Using the listing below, output only the lines from the one that contains "Reproduce this chart with matplotlib." through the one that contains "handlelength=2.6, labelspacing=1.6, markerscale=0.85)", inclusive, exactly as given and without images.

Supplied material:
---+---
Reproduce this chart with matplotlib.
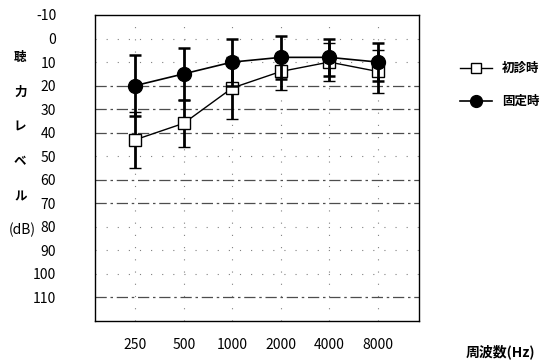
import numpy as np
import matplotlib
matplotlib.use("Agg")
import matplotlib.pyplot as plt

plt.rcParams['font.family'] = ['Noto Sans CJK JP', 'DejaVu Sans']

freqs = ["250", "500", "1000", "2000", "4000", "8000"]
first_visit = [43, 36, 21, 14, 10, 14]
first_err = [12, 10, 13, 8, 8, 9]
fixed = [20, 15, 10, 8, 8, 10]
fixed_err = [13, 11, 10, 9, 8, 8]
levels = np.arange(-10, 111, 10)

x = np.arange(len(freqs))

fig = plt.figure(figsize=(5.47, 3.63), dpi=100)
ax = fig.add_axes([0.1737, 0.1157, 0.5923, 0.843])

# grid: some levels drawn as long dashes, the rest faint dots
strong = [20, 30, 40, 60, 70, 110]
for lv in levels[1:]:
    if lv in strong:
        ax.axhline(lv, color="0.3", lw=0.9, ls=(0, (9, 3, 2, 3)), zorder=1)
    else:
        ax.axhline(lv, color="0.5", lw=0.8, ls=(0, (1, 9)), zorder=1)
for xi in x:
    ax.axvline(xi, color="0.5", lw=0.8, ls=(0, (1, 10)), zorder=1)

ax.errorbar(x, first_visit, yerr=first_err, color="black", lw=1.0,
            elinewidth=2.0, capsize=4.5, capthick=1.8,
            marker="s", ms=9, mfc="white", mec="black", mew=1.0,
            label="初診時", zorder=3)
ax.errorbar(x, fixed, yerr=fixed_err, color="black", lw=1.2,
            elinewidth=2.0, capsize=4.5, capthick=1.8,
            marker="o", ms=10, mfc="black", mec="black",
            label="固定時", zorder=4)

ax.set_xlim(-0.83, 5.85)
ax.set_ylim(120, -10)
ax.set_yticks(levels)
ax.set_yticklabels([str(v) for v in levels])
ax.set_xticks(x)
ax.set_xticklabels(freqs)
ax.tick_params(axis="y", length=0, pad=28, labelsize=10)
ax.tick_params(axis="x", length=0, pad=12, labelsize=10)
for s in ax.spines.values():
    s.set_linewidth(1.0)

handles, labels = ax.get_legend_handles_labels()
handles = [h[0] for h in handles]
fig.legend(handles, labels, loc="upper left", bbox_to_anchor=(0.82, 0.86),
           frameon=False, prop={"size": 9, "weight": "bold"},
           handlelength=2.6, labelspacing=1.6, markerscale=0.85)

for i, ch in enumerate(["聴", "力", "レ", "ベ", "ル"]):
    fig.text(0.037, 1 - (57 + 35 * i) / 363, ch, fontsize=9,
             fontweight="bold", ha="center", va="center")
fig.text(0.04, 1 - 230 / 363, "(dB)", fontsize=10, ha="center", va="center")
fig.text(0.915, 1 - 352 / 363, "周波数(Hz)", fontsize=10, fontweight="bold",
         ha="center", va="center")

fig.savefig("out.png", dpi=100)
---+---
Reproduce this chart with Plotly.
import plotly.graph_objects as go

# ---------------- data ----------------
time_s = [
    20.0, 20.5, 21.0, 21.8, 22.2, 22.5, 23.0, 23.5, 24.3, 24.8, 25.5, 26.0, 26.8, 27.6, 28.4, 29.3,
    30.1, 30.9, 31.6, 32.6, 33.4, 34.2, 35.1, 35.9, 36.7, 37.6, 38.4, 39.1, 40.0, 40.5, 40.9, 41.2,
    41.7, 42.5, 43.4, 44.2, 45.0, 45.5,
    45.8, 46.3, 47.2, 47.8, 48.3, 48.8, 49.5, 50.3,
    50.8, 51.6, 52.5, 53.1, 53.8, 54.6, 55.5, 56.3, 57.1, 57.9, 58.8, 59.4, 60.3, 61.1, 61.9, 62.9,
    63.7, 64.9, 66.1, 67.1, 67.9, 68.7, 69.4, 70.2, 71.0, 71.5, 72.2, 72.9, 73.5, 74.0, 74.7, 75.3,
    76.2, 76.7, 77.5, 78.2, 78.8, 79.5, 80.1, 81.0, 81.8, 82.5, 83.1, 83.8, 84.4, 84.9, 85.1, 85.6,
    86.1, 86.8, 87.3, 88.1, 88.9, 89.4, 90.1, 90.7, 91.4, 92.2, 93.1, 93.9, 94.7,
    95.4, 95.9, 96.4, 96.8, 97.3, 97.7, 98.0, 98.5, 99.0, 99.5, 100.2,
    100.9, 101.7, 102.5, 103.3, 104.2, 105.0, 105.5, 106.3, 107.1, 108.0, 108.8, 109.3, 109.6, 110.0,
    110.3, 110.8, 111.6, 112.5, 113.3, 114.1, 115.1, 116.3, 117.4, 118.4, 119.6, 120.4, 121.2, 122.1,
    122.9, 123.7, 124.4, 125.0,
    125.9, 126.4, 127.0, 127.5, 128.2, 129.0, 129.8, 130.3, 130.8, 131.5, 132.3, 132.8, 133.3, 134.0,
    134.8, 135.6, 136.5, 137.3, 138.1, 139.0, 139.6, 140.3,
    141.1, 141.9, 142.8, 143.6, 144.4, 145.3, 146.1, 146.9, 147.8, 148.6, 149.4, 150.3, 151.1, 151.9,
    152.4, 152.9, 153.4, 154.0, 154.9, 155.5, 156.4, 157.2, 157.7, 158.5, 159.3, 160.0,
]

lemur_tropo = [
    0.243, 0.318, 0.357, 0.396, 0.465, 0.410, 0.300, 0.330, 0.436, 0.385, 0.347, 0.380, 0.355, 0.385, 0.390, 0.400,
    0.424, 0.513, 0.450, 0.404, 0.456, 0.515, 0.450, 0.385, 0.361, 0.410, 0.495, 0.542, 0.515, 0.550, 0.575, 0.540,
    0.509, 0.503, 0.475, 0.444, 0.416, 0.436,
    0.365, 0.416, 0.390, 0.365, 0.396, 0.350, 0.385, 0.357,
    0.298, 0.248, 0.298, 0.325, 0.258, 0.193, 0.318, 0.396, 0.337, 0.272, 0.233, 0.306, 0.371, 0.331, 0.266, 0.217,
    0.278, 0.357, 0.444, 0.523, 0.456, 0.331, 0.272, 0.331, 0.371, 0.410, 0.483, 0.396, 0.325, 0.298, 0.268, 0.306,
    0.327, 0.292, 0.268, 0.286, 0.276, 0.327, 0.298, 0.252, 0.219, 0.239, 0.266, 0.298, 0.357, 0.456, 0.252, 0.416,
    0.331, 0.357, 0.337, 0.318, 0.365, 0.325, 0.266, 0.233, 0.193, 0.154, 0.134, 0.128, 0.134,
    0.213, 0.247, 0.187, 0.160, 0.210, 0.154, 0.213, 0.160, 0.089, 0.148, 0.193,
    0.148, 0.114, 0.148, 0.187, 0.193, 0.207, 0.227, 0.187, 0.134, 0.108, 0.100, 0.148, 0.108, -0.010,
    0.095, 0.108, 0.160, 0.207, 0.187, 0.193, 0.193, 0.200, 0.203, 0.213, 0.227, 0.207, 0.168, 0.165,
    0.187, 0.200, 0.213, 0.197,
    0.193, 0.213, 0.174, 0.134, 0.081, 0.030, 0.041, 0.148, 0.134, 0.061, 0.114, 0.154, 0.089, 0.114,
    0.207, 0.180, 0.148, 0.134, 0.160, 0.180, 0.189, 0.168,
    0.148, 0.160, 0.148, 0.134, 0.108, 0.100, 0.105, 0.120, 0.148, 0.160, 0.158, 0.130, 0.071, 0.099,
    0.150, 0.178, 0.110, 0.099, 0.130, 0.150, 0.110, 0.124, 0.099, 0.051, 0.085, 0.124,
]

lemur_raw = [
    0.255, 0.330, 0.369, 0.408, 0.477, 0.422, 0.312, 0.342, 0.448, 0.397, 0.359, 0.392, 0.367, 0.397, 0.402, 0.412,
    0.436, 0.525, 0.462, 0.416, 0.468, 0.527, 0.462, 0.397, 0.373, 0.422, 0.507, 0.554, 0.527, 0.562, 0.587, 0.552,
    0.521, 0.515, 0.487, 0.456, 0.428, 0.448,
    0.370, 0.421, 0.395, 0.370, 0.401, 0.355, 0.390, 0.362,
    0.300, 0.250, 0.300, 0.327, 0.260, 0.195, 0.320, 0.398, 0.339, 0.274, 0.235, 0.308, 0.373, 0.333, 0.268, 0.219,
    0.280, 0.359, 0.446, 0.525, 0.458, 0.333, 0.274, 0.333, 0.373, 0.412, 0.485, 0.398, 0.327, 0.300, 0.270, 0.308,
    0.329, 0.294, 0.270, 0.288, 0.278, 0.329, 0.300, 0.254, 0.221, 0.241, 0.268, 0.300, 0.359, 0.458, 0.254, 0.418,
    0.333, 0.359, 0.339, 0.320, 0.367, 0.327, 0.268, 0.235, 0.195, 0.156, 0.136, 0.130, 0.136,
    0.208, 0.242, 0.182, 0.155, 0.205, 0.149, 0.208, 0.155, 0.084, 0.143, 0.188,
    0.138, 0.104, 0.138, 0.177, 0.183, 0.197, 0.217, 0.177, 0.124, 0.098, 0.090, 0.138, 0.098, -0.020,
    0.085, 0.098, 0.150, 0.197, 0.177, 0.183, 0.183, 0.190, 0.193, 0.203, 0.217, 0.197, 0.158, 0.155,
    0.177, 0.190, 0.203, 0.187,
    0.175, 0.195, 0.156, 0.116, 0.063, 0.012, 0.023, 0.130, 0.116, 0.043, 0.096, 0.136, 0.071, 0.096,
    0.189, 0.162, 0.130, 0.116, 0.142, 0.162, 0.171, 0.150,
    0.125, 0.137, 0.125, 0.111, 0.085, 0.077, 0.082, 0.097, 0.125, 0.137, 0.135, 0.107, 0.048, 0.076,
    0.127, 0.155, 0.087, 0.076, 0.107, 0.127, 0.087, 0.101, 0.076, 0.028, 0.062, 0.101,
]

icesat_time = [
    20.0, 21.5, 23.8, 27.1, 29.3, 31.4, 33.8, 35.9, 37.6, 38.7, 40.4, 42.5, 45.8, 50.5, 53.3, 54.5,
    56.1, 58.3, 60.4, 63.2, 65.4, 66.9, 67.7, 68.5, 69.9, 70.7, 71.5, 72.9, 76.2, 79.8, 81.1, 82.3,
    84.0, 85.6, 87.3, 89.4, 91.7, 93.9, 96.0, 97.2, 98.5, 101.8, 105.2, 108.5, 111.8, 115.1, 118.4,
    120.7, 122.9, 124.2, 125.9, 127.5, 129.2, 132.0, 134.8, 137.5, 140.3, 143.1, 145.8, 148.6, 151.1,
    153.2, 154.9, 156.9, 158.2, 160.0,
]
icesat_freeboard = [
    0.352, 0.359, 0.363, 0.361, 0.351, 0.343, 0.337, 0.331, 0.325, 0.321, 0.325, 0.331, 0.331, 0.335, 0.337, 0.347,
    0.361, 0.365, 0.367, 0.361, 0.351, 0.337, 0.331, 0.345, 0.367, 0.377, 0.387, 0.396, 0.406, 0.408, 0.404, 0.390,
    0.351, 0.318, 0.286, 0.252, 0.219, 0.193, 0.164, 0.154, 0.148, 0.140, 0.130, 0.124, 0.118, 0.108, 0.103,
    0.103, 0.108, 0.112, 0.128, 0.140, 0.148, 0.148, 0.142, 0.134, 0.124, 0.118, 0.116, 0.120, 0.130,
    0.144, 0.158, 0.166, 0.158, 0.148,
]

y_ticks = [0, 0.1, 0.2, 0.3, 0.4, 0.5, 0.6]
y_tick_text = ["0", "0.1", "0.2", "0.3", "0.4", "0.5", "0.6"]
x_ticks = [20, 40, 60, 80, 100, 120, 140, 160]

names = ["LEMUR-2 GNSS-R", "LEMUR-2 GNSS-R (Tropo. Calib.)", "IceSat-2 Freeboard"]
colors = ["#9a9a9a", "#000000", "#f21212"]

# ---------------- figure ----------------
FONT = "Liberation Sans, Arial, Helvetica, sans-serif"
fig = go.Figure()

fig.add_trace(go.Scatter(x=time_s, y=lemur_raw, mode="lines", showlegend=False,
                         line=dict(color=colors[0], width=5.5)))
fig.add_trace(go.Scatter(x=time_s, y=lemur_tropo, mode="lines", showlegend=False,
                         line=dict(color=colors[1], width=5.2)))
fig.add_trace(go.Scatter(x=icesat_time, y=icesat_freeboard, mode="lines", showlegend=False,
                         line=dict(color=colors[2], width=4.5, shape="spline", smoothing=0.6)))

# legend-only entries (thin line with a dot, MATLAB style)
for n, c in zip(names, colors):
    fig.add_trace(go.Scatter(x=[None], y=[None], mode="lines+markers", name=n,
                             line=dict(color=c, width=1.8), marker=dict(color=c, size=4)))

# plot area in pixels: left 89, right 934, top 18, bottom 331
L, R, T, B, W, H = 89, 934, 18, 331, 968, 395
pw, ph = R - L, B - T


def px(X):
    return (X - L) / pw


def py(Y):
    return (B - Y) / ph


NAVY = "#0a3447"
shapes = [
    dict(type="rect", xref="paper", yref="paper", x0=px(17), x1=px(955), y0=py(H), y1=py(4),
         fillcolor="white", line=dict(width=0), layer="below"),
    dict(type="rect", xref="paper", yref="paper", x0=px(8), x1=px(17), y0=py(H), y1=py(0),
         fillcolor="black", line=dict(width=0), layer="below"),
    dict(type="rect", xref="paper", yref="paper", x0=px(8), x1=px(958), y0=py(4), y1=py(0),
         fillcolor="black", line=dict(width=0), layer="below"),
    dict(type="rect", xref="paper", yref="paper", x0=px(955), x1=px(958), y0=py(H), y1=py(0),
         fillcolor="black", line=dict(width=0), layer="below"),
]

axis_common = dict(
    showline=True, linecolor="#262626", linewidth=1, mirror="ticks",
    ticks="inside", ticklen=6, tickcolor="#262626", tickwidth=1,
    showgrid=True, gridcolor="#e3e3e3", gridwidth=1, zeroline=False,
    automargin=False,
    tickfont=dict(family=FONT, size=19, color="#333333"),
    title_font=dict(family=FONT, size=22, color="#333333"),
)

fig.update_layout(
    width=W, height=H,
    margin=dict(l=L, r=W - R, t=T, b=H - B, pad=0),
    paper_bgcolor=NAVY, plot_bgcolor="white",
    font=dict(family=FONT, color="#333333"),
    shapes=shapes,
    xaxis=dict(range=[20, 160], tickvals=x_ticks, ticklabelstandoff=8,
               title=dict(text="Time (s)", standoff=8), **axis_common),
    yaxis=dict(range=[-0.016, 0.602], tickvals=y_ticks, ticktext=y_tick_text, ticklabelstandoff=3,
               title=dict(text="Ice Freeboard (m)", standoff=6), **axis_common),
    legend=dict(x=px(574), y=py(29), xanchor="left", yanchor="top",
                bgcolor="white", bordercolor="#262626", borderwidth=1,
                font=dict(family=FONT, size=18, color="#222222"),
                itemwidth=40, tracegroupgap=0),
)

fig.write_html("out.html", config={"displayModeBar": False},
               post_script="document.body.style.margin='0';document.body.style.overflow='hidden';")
---+---
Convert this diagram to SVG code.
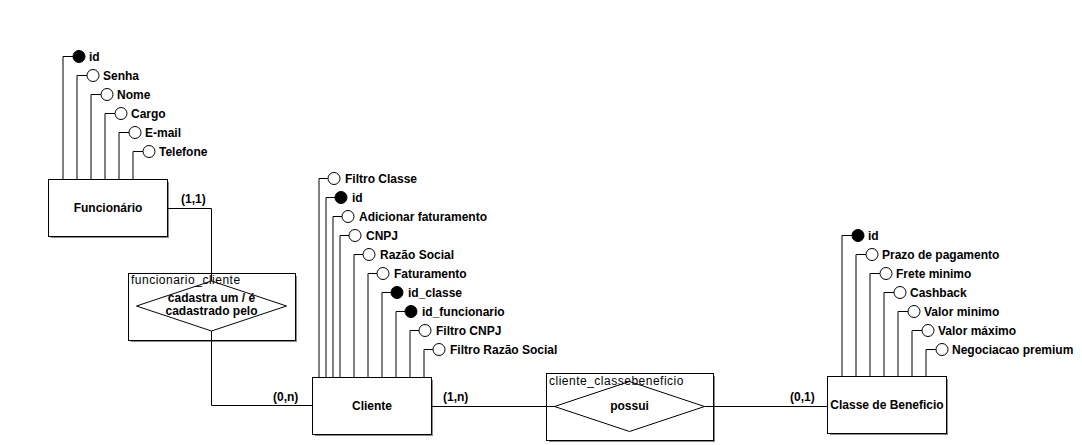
---+---
Result for this exercise:
Reproduce this chart with matplotlib.
import numpy as np
import matplotlib
matplotlib.use("Agg")
import matplotlib.pyplot as plt

plt.rcParams['font.family'] = ['Noto Sans CJK JP', 'DejaVu Sans']

freqs = ["250", "500", "1000", "2000", "4000", "8000"]
first_visit = [43, 36, 21, 14, 10, 14]
first_err = [12, 10, 13, 8, 8, 9]
fixed = [20, 15, 10, 8, 8, 10]
fixed_err = [13, 11, 10, 9, 8, 8]
levels = np.arange(-10, 111, 10)

x = np.arange(len(freqs))

fig = plt.figure(figsize=(5.47, 3.63), dpi=100)
ax = fig.add_axes([0.1737, 0.1157, 0.5923, 0.843])

# grid: some levels drawn as long dashes, the rest faint dots
strong = [20, 30, 40, 60, 70, 110]
for lv in levels[1:]:
    if lv in strong:
        ax.axhline(lv, color="0.3", lw=0.9, ls=(0, (9, 3, 2, 3)), zorder=1)
    else:
        ax.axhline(lv, color="0.5", lw=0.8, ls=(0, (1, 9)), zorder=1)
for xi in x:
    ax.axvline(xi, color="0.5", lw=0.8, ls=(0, (1, 10)), zorder=1)

ax.errorbar(x, first_visit, yerr=first_err, color="black", lw=1.0,
            elinewidth=2.0, capsize=4.5, capthick=1.8,
            marker="s", ms=9, mfc="white", mec="black", mew=1.0,
            label="初診時", zorder=3)
ax.errorbar(x, fixed, yerr=fixed_err, color="black", lw=1.2,
            elinewidth=2.0, capsize=4.5, capthick=1.8,
            marker="o", ms=10, mfc="black", mec="black",
            label="固定時", zorder=4)

ax.set_xlim(-0.83, 5.85)
ax.set_ylim(120, -10)
ax.set_yticks(levels)
ax.set_yticklabels([str(v) for v in levels])
ax.set_xticks(x)
ax.set_xticklabels(freqs)
ax.tick_params(axis="y", length=0, pad=28, labelsize=10)
ax.tick_params(axis="x", length=0, pad=12, labelsize=10)
for s in ax.spines.values():
    s.set_linewidth(1.0)

handles, labels = ax.get_legend_handles_labels()
handles = [h[0] for h in handles]
fig.legend(handles, labels, loc="upper left", bbox_to_anchor=(0.82, 0.86),
           frameon=False, prop={"size": 9, "weight": "bold"},
           handlelength=2.6, labelspacing=1.6, markerscale=0.85)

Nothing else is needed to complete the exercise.